** START OF Exercise inputs **
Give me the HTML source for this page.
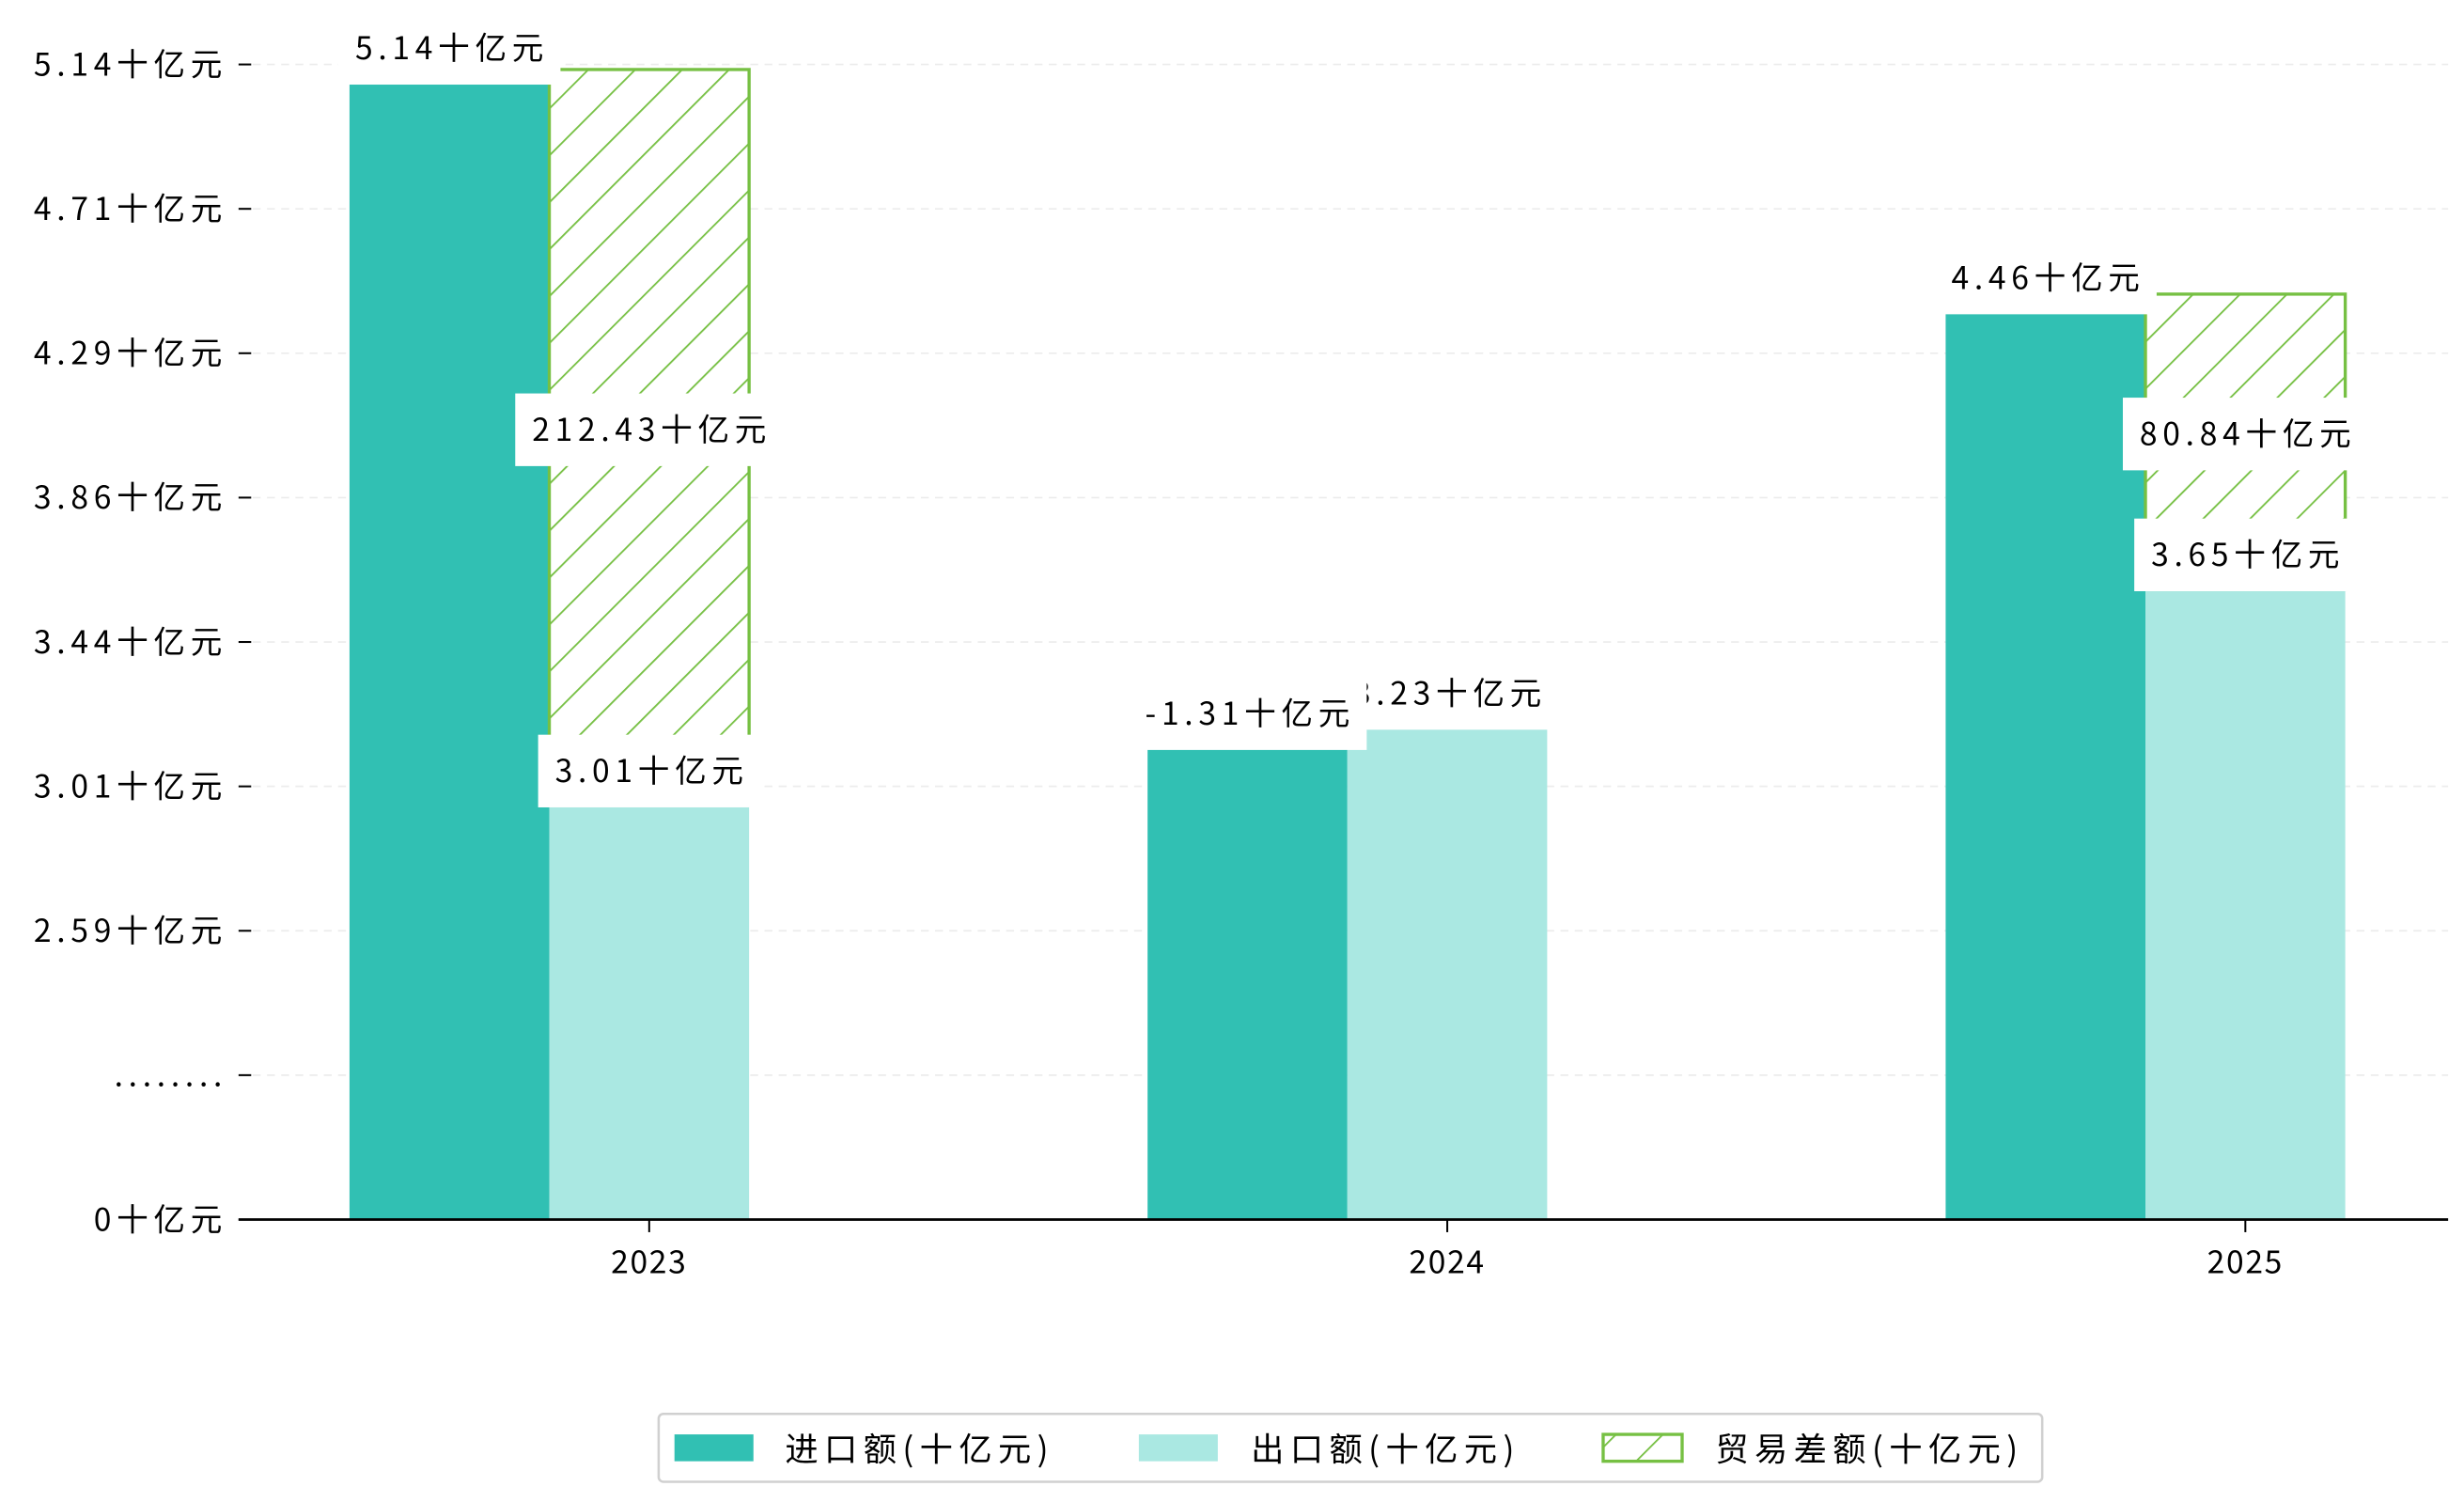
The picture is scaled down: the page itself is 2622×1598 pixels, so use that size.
<!DOCTYPE html>
<html><head><meta charset="utf-8"><style>
html,body{margin:0;padding:0;background:#fff;}
svg{display:block;font-family:"WenQuanYi Zen Hei","WenQuanYi Zen Hei Sharp","Noto Sans CJK SC",sans-serif;}
.ls{letter-spacing:3.4px;}
</style></head><body>
<svg id="chart" width="2622" height="1598" viewBox="0 0 1560 950.8" xmlns="http://www.w3.org/2000/svg">
<defs>
<pattern id="hatch" patternUnits="userSpaceOnUse" width="21" height="21" patternTransform="rotate(45)">
<rect width="21" height="21" fill="#fff"/>
<line x1="0" y1="0" x2="0" y2="21" stroke="#76c043" stroke-width="2.2"/>
</pattern>
</defs>
<g id="grid"></g>
<g id="bars"></g>
<g id="labels"></g>
<g id="axes"></g>
<g>
<rect x="417" y="895" width="876" height="43" rx="3" fill="#fff" stroke="#d0d0d0" stroke-width="1.5"/>
<rect x="427" y="908" width="50" height="17" fill="#31c0b3"/>
<text class="ls" style="letter-spacing:3.8px" x="497" y="925" font-size="21">进口额(十亿元)</text>
<rect x="721" y="908" width="50" height="17" fill="#aae8e2"/>
<text class="ls" style="letter-spacing:3.8px" x="792" y="925" font-size="21">出口额(十亿元)</text>
<rect x="1015" y="908" width="50" height="17" fill="url(#hatch)" stroke="#76c043" stroke-width="2"/>
<text class="ls" style="letter-spacing:3.8px" x="1086" y="925" font-size="21">贸易差额(十亿元)</text>
</g>
</svg>
<script>
const categories = ["2023","2024","2025"];
const importValues = [5.10, 3.13, 4.42];
const exportValues = [2.96, 3.19, 3.60];
const balanceTop = [5.14, null, 4.475];
const importLabels = ["5.14十亿元","-1.31十亿元","4.46十亿元"];
const exportLabels = ["3.01十亿元","3.23十亿元","3.65十亿元"];
const balanceLabels = ["212.43十亿元", null, "80.84十亿元"];
const tickValues = [0, 1.295, 2.59, 3.0175, 3.445, 3.8725, 4.30, 4.7275, 5.155];
const tickLabels = ["0十亿元","........","2.59十亿元","3.01十亿元","3.44十亿元","3.86十亿元","4.29十亿元","4.71十亿元","5.14十亿元"];

const NS="http://www.w3.org/2000/svg";
const y0=772, step=91.4;
function yScale(v){
  if(v<=2.59) return y0 - (v/2.59)*2*step;
  return y0 - 2*step - (v-2.59)/0.4275*step;
}
const bw=126.5;
function xScale(i){ return 411 + i*505.3; }
function mk(tag,attrs,parent){const e=document.createElementNS(NS,tag);for(const k in attrs)e.setAttribute(k,attrs[k]);parent.appendChild(e);return e;}
const grid=document.getElementById('grid'),bars=document.getElementById('bars'),labels=document.getElementById('labels'),axes=document.getElementById('axes');

tickValues.forEach((v,i)=>{
  const y=yScale(v);
  if(i>0){const g=mk('line',{x1:160,x2:1550,y1:y,y2:y,stroke:'#ececec','stroke-width':1,'stroke-dasharray':'5,4'},grid);
  
  }
  const t=mk('line',{x1:151,x2:159,y1:y,y2:y,stroke:'#000','stroke-width':1.2},axes);
  
  
  const tx=mk('text',{x:144,y:y+7,'font-size':20,'text-anchor':'end','class':'ls'},axes);
  tx.textContent=tickLabels[i];
  
  
});

categories.forEach((c,i)=>{
  const cx=xScale(i);
  const mid=cx-bw/2;
  const yi=yScale(importValues[i]), ye=yScale(exportValues[i]);
  const r1=mk('rect',{x:mid-bw,y:yi,width:bw,height:y0-yi,fill:'#31c0b3'},bars);
  
  
  const r2=mk('rect',{x:mid,y:ye,width:bw,height:y0-ye,fill:'#aae8e2'},bars);
  
  
  if(balanceTop[i]!=null){
    const yb=yScale(balanceTop[i]);
    const r3=mk('rect',{x:mid,y:yb,width:bw,height:ye-yb,fill:'url(#hatch)',stroke:'#76c043','stroke-width':2},bars);
    
    
  }
  const tk=mk('line',{x1:cx,x2:cx,y1:y0,y2:y0+8,stroke:'#000','stroke-width':1.2},axes);
  
  
  const xl=mk('text',{x:cx,y:y0+34,'font-size':20,'text-anchor':'middle','letter-spacing':'1'},axes);
  xl.textContent=c;
  
  
});

function boxLabel(text,cx,cy,name){
  const b=mk('rect',{x:cx,y:cy-23,width:10,height:46,fill:'#fff'},labels);
  
  
  const t=mk('text',{x:cx+1.7,y:cy+7,'font-size':20,'text-anchor':'middle','class':'ls'},labels);
  t.textContent=text;
  
  
  let w=text.length*17;
  try{ const l=t.getComputedTextLength(); if(l>0) w=l+18; }catch(e){}
  b.setAttribute('x',cx-w/2); b.setAttribute('width',w);
}
categories.forEach((c,i)=>{
  const mid=xScale(i)-bw/2;
  const ye=yScale(exportValues[i]);
  if(balanceLabels[i]!=null){
    const yb=yScale(balanceTop[i]);
    boxLabel(balanceLabels[i],mid+bw/2,(yb+ye)/2-5,'balance-label-'+c);
  }
  boxLabel(exportLabels[i],mid+bw/2,ye-22,'export-label-'+c);
  boxLabel(importLabels[i],mid-bw/2,yScale(importValues[i])-22,'import-label-'+c);
});
const ax=mk('line',{x1:151,x2:1550,y1:y0,y2:y0,stroke:'#000','stroke-width':1.6},axes);


</script>
</body></html>
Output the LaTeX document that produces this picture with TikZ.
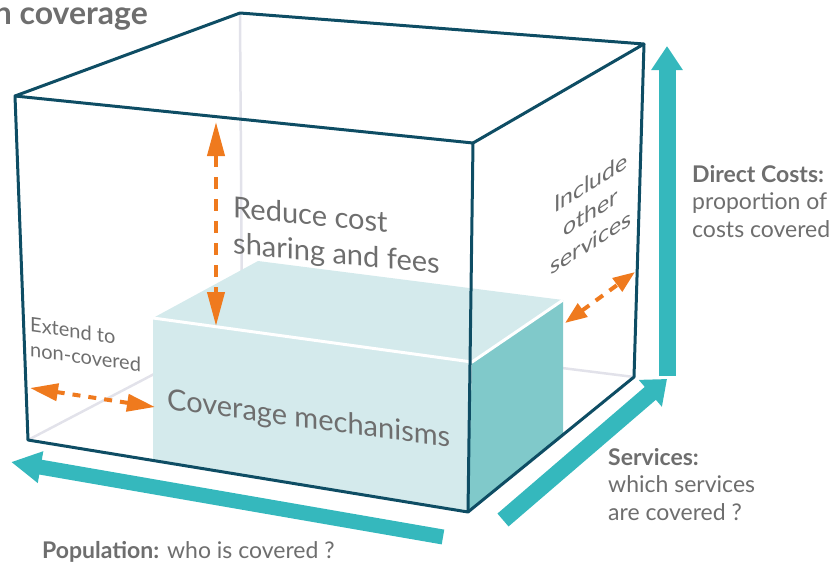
\documentclass[tikz,border=0pt]{standalone}
\usepackage{fontspec}
\setmainfont{Lato}
\usetikzlibrary{arrows.meta}
\definecolor{edgec}{HTML}{0E4D64}
\definecolor{hidc}{HTML}{E2E2EA}
\definecolor{axisc}{HTML}{35B8BD}
\definecolor{boxlt}{HTML}{D4EAEC}
\definecolor{boxrt}{HTML}{80C9CA}
\definecolor{orng}{HTML}{EF7A1E}
\definecolor{txtc}{HTML}{6E6E6E}
\newcommand{\fsz}[2]{\fontsize{#1pt}{#2pt}\selectfont}
\begin{document}
\begin{tikzpicture}[x=1pt,y=-1pt,
  cubeedge/.style={draw=edgec,line width=3,line join=round},
  hidden/.style={draw=hidc,line width=2.5},
  axisarrow/.style={draw=axisc,line width=#1},
  orangearrow/.style={draw=orng,line width=4},
  lbl/.style={text=txtc,inner sep=0,align=left},
  sidelbl/.style={lbl,font=\fsz{23}{27.5}}]
\useasboundingbox (0,0) rectangle (838,563);
% cube corners
\coordinate (FTL) at (15,96);
\coordinate (FTR) at (473,143);
\coordinate (FBR) at (468,512);
\coordinate (FBL) at (28,440);
\coordinate (BTL) at (240,13);
\coordinate (BTR) at (644,44);
\coordinate (BBR) at (634,377);
\coordinate (BBL) at (242,328);
% box corners
\coordinate (bFTL) at (153,318);
\coordinate (bFTR) at (472,362);
\coordinate (bFBR) at (468,512);
\coordinate (bFBL) at (153,461);
\coordinate (bBTL) at (258,261);
\coordinate (bBTR) at (563,300);
\coordinate (bBBR) at (563,435);
% hidden edges
\draw[hidden] (BTL) -- (BBL) -- (FBL);
\draw[hidden] (BBL) -- (BBR);
% inner box
\fill[boxlt] (bFTL) -- (bBTL) -- (bBTR) -- (bFTR) -- cycle;
\fill[boxlt] (bFTL) -- (bFTR) -- (bFBR) -- (bFBL) -- cycle;
\fill[boxrt] (bFTR) -- (bBTR) -- (bBBR) -- (bFBR) -- cycle;
\draw[white,line width=3,line join=round] (bFTL) -- (bFTR) -- (bBTR);
% cube visible edges
\draw[cubeedge] (FTL) -- (FTR) -- (FBR) -- (FBL) -- cycle;
\draw[cubeedge] (FTL) -- (BTL) -- (BTR) -- (FTR);
\draw[cubeedge] (BTR) -- (BBR) -- (FBR);
% teal axes
\coordinate (vA) at (667,376);
\coordinate (vB) at (667,46);
\coordinate (sA) at (503,520);
\coordinate (sB) at (667,379);
\coordinate (pA) at (443,537);
\coordinate (pB) at (11,462);
\draw[axisarrow=17,-{Triangle[width=30,length=24]}] (vA) -- (vB);
\draw[axisarrow=17,-{Triangle[width=34,length=22]}] (sA) -- (sB);
\draw[axisarrow=15,-{Triangle[width=30,length=30]}] (pA) -- (pB);
% orange arrows
\coordinate (o1a) at (216,122);
\coordinate (o1b) at (216,326);
\coordinate (o2a) at (30,388);
\coordinate (o2b) at (155,407);
\coordinate (o3a) at (565,323);
\coordinate (o3b) at (635,272);
\draw[orangearrow,dash pattern=on 12 off 10,{Triangle[width=17,length=34]}-{Triangle[width=17,length=34]}] (o1a) -- (o1b);
\draw[orangearrow,dash pattern=on 8 off 8,{Triangle[width=17,length=28]}-{Triangle[width=17,length=28]}] (o2a) -- (o2b);
\draw[orangearrow,dash pattern=on 9 off 8,{Triangle[width=16,length=22]}-{Triangle[width=16,length=22]}] (o3a) -- (o3b);
% texts
\node[lbl,anchor=base east,font=\bfseries\fsz{32}{38}] (title) at (148,24) {n coverage};
\node[lbl,anchor=north west,yslant=-0.096,font=\fsz{29}{36}] (reduce) at (233,196) {Reduce cost\\sharing and fees};
\node[lbl,anchor=base west,yslant=-0.135,font=\fsz{29}{35}] (cov) at (167,409) {Coverage mechanisms};
\node[lbl,anchor=north west,yslant=-0.14,font=\fsz{20}{24.5}] (extend) at (30,317) {Extend to\\non-covered};
\node[lbl,align=center,anchor=center,yslant=0.625,font=\fsz{23}{30}] (incl) at (591,212) {Include\\other\\services};
\node[sidelbl,anchor=north west] (dc) at (692,165) {\textbf{Direct Costs:}\\proportion of\\costs covered};
\node[sidelbl,anchor=north west] (sv) at (608,448) {\textbf{Services:}\\which services\\are covered ?};
\node[lbl,anchor=base west,font=\fsz{23}{27}] (pop) at (42,558) {\textbf{Population:} who is covered ?};
\end{tikzpicture}
\end{document}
** END OF Exercise inputs **
## Task objective
Isolate each line of the listing above that includes "this". Copy it.

## Task result
Give me the HTML source for this page.
Output the LaTeX document that produces this picture with TikZ.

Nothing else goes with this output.